The lift at the station is already crowded. A man with a bicycle squeezes in and apologises to no one. I watch my reflection in the scratched metal, cheeks too bright, a shine along my hairline that makes me look like I have been running. I have not slept. I keep seeing my hand on the dot on my back. I keep hearing the click.

On the platform the heat climbs my face even though it is not hot down here. When the train arrives, I line up, front casters first and a small push. My palms slip slightly and I blame the sanitiser. Inside, someone offers a seat and then realises what they are doing and smiles at the floor. I park by the doors and stare at the map so I do not have to stare at my body. The carriage shudders and my stomach lurches. A fizz starts in my ears, low, like a radio not tuned properly. I try to breathe it away. Four in. Four out. The breath will not go deep.

Halfway to my stop my fingertips go numb and tingly at the same time. Sweat gathers behind my ears and at the base of my neck. I cannot feel my legs, which is the point, but right now the quiet doesn't help. I tell myself it is just the Tube, stale air and nerves. The fizz gets louder. The tunnel lights smear past like someone dragging a finger through paint. I watch a woman read a recipe on her phone and decide that if I can keep reading the words on her screen with my eyes, I will not faint. I lose a line. I try again.

At my station the lift is slow. The floor tilts while I wait and then rights itself. On the street the light is a punch. I roll the two blocks to the office and every push feels like I am moving through oil. The glass doors whoosh, cool air hits my face, and it does not help.

"Morning," the receptionist says, and then, "You okay?"

"Fine," I say. My voice sounds thin.

By the time I reach my desk there is sweat running in a line down my temple. Liv clocks it before I can wipe it. "Jess, you look ill."

"I'm fine. Just the Tube." The smile I make is the kind I practice for strangers, brief and not open to follow-up.

She steps closer anyway. "You're burning up."

I laugh because that is what I do when I am afraid. "I'm okay. Really."

"Do you want water?"

I shake my head and the room moves half a second later. My screen is bright and full of numbers and none of them will stay still. I try to log in and my fingers miss the keys. The fizz in my ears turns into a narrow hiss. A tunnel starts at the edges of my vision, grey first, then black creeping in like damp. I think, not here. I think, do not make this public. I think, breathe.

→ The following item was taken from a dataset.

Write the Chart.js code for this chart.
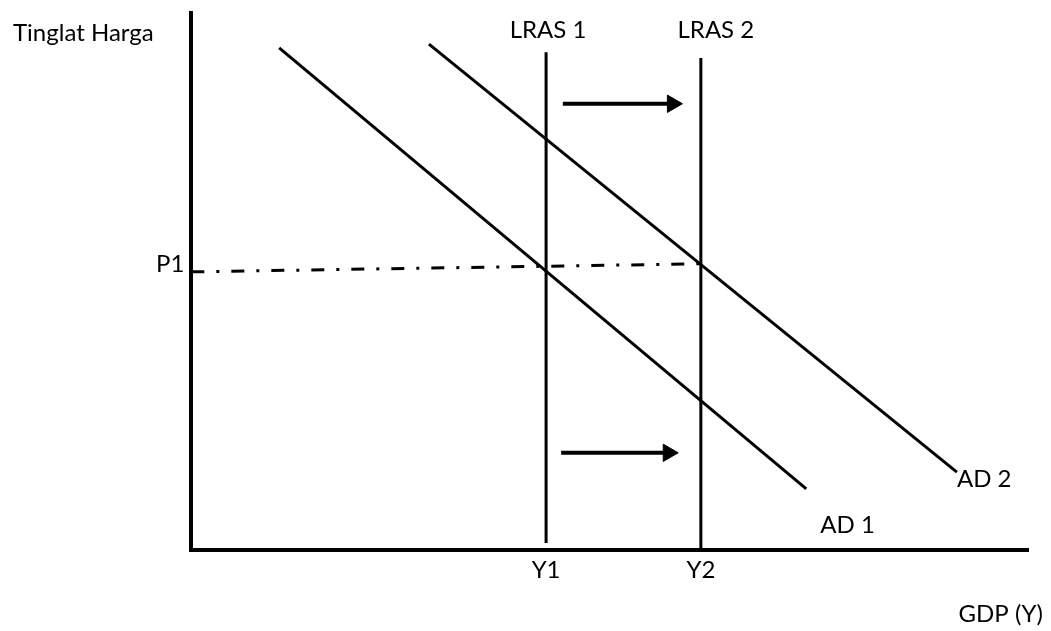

"Jess," Steph says from somewhere to my left. "You look white."

"I'm fine," I say, and the words come out wrong.

Her hand touches my forehead and the contact makes the world flip. "You are so hot," she says, and the sentence echoes like she is speaking into a cave.

The hiss sharpens. The numbers on my screen jump. My hands slide off the push rims. Someone says my name again, far away, like through water. I try to say I am okay one more time, a reflex I cannot kill, and the last thing I notice is how heavy my head feels on my neck. Then the room tips sideways and goes out.